12. Section 11(a) of the Act provides procedure for modification to the Master Plan and the zonal development plan. Sub-section (3) therefore provides that before making any modifications to any plan, the Authority or, as the case may be, the Central Government shall publish a notice inviting objections and suggestions from persons with respect to the proposed modification before the date specified in the notice. This is to give an opportunity to persons who are likely to be affected by the modification of the plan to file objections and suggestions. Indeed, the interested persons or the persons who are likely to be affected have a right to file their objections and representations within the time specified. They have further right to have the objections considered by the competent authorities.
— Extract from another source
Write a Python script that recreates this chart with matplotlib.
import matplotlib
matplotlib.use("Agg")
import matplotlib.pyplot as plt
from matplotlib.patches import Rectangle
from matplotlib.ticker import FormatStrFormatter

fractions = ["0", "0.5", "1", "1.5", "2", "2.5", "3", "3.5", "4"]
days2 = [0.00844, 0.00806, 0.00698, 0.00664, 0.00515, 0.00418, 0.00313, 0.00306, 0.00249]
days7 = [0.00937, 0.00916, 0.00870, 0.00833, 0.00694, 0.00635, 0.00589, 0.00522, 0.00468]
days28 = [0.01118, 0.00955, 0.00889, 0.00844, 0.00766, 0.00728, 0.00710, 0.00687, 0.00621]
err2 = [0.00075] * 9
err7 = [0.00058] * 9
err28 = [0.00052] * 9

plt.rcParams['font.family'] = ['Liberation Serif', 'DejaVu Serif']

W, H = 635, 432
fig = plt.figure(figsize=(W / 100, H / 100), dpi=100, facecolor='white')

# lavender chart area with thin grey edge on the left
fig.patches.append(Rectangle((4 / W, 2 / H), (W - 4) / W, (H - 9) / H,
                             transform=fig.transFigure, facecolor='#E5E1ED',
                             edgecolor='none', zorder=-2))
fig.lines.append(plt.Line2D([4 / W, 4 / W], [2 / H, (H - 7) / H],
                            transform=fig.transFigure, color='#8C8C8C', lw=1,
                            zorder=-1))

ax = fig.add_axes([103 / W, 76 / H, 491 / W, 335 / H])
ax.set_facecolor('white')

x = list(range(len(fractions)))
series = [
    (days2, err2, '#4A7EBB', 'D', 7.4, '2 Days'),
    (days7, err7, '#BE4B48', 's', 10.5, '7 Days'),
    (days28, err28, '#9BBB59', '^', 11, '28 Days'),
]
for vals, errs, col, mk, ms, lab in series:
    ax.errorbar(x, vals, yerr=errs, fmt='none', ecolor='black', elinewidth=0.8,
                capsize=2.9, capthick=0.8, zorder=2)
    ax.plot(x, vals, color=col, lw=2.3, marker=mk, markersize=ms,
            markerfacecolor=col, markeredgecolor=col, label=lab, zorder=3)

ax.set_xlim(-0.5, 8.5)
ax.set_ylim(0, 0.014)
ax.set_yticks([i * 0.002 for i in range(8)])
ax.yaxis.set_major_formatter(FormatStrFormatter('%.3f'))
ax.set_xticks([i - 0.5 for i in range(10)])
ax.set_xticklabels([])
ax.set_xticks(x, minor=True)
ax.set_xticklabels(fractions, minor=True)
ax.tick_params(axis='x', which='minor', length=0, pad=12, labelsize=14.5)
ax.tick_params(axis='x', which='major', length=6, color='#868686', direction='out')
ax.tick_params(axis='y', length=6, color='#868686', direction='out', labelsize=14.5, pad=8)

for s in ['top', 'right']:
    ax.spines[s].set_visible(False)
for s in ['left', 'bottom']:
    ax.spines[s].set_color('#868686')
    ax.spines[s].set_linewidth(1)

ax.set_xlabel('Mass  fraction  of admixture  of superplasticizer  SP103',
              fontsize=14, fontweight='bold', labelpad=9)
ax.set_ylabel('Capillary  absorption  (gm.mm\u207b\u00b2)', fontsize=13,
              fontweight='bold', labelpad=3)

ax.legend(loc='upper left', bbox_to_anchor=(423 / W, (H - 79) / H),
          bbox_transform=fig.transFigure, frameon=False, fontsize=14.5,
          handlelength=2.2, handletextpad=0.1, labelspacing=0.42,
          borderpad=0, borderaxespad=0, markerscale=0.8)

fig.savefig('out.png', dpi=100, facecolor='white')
In order to effectuate these rights, the prescribed means of publication must be faithfully followed giving the persons clear notice as specified in the statute. The provision providing such notice to persons whose rights or interests are likely to be impaired must always be considered as mandatory. As otherwise, it would defeat the very purpose of giving public notice inviting objections and suggestions against the proposed action.
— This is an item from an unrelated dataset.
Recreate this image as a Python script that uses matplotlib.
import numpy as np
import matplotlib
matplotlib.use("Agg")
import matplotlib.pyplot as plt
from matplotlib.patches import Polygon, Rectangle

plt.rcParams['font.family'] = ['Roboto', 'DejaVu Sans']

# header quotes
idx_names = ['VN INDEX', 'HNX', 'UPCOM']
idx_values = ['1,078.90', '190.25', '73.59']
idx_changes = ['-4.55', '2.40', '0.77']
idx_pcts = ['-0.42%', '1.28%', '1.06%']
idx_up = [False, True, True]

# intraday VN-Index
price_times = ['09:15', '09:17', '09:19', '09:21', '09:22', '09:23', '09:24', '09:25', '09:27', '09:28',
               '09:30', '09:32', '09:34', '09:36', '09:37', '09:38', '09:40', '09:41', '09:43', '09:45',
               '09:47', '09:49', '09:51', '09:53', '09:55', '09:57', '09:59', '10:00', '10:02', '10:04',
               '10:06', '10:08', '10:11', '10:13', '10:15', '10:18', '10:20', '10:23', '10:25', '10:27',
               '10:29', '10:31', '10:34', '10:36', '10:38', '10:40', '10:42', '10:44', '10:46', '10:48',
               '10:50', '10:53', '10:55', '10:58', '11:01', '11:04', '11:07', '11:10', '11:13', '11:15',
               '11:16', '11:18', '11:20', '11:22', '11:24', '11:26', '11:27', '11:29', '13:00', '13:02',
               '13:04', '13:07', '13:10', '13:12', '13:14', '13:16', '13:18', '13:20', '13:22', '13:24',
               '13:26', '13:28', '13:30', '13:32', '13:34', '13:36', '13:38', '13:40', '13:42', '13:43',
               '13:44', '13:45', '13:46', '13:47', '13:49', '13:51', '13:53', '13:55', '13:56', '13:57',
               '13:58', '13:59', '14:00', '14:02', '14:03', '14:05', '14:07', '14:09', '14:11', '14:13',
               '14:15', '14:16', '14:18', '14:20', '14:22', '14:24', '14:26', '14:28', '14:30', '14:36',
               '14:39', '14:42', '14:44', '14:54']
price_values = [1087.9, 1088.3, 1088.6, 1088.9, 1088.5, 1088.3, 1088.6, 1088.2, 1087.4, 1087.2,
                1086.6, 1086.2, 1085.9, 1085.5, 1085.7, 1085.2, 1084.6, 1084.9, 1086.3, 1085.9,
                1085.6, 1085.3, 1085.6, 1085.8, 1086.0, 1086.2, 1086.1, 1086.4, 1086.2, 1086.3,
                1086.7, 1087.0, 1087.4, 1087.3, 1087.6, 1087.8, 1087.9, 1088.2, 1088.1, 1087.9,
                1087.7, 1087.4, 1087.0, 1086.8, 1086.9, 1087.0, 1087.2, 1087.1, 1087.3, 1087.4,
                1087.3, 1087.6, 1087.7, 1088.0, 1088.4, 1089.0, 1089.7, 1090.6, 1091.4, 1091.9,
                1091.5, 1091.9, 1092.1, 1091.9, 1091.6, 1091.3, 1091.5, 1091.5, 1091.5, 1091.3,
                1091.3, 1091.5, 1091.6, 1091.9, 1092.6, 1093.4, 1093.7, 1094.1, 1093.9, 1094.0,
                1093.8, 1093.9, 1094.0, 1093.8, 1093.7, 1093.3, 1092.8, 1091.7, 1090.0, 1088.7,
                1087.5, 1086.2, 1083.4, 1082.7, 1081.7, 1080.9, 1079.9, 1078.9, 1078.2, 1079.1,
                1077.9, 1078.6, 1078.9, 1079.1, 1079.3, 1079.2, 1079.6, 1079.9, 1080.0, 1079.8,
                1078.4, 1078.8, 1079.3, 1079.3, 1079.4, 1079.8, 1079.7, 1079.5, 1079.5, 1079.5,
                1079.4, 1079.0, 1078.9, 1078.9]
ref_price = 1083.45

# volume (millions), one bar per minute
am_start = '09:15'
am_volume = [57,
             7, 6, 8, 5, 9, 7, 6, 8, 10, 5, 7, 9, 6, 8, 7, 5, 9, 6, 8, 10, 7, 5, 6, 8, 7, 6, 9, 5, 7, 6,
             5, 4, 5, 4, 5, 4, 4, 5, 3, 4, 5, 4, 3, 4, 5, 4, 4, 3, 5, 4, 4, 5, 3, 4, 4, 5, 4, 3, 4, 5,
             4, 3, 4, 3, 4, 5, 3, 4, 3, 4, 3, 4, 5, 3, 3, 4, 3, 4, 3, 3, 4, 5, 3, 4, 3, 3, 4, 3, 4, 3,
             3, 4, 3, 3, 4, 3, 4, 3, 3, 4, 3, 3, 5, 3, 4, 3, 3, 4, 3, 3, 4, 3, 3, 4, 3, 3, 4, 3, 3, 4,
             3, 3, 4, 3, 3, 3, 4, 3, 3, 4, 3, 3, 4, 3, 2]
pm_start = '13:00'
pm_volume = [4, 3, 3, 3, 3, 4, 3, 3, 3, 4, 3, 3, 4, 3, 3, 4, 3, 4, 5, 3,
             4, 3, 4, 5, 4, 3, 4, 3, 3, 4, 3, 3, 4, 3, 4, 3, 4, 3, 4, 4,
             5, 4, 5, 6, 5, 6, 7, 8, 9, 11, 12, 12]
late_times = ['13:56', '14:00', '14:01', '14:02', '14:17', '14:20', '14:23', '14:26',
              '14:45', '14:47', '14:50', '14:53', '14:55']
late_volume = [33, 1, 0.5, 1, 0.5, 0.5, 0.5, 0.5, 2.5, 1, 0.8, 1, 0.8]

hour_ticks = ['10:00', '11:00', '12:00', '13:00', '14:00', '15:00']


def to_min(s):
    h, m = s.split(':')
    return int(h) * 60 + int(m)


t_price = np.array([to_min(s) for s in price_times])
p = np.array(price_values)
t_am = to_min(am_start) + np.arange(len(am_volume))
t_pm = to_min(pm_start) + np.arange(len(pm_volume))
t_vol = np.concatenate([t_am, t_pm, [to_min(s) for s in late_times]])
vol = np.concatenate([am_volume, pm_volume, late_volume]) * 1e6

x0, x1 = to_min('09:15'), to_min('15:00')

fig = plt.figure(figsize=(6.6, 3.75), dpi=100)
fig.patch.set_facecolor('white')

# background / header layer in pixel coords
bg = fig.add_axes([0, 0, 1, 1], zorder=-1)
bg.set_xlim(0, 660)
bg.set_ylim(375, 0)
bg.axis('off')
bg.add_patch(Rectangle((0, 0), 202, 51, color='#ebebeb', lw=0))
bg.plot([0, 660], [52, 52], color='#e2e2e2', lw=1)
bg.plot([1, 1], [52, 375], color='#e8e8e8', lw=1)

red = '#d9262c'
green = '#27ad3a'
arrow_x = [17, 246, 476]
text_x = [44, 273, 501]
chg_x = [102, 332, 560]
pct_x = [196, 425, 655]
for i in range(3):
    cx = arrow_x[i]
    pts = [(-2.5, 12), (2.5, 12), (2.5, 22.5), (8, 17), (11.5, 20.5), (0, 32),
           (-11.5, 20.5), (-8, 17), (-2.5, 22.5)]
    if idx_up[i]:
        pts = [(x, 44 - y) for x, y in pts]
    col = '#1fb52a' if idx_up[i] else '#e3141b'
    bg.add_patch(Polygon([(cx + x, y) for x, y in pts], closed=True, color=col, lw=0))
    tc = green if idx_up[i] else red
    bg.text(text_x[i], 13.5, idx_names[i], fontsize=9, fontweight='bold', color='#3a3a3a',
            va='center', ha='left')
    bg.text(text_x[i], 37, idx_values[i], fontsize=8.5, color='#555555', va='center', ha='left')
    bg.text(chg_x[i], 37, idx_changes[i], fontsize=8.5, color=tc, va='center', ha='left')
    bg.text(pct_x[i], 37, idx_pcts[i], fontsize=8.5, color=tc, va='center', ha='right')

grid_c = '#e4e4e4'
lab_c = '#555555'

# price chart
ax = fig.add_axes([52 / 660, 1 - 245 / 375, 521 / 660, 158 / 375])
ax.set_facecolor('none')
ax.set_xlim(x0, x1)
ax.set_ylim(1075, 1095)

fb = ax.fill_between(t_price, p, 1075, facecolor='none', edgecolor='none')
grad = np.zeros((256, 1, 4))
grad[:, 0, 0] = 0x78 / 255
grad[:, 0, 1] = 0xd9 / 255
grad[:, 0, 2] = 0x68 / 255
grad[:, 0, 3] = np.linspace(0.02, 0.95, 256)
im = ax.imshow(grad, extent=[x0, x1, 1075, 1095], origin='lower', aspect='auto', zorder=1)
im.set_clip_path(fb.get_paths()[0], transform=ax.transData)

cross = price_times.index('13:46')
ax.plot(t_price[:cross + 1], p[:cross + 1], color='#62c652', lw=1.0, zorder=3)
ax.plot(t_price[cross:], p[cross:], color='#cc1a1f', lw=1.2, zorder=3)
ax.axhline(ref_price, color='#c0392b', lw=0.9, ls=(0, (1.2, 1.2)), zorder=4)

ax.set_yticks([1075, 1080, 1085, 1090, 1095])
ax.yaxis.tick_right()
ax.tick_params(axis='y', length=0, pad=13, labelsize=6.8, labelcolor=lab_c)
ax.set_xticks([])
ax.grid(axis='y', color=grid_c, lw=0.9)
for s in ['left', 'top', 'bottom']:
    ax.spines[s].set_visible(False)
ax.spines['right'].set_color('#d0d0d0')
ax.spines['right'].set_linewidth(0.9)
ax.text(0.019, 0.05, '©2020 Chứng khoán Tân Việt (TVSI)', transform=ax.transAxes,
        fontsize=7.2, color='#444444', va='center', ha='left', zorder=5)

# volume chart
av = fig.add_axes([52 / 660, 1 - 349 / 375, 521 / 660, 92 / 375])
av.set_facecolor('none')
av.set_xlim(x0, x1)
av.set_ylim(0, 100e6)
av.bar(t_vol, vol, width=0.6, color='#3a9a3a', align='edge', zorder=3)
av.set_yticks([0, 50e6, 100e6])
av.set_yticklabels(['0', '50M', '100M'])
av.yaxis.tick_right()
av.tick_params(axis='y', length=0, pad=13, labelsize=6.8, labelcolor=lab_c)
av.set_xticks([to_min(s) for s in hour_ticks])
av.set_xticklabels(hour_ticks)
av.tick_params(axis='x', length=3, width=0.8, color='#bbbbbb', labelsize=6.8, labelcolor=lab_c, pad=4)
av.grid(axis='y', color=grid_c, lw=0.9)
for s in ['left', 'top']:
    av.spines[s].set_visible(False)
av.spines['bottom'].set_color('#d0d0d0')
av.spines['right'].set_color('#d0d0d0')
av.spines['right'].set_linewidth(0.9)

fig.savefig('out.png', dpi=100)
13. There is a broad basis for the view that we have taken from the decisions of this Court although on the provisions of other enactment. The section 4(1) of the Land Acquisition Act, 1894 provides for publication of the notification in the Official Gazette and in two daily newspapers circulating in that locality where the land is situated of which atleast one shall be in the regional language. The Section 4(1) further provides that the Collector shall cause public notice of the substance of such notification to be given at convenient places in the said locality. In Khub Chand & ors. v. State of Rajasthan (1967 (1) SCR 120), Subba Rao, C.J., while construing the object and scope of Section 4(1) expressed the view that provisions of the Section requiring public notice are mandatory and the legislature thought that it was absolutely necessary that the owner of the land should have a clear notice of the proposed acquisition. It was said that the fact that the owner may have notice of the particulars of the intended acquisition by any other means does not serve the purpose of Section 4 and does not absolve from the obligation to follow the method of publication of the notification. It was also observed that the notification issued under Section 4(1) without complying with the mandatory direction would be void and the land acquisition proceedings taken pursuant thereto would also be void. This view has been reiterated in a number of subsequent decisions of this Court. In Collector (District Magistrate) Allahabad and anr. v. Raja Ram Jaiswal etc. (1985 (3) SCC 1) most of the earlier decisions have been referred to and the the view taken in the Khub Chand case has been reiterated.
14. In the instant case, the notice has been published only in the local newspapers, namely, the Daily Pratap, The Hindustan Times, the Statesman, the Indian Express and the Navbharat Times. This is only one of the three means of publication provided under Section 44 and it apparently falls short of the mandatory requirements of the Section. Since the provisions of the Section 44 have not been complied with, the notice in question has no validity and the action taken pursuant thereto has also no validity.
15. In the result, the appeal is allowed, the order of the High Court is set aside, the impugned public notice is quashed with costs here and in the court below.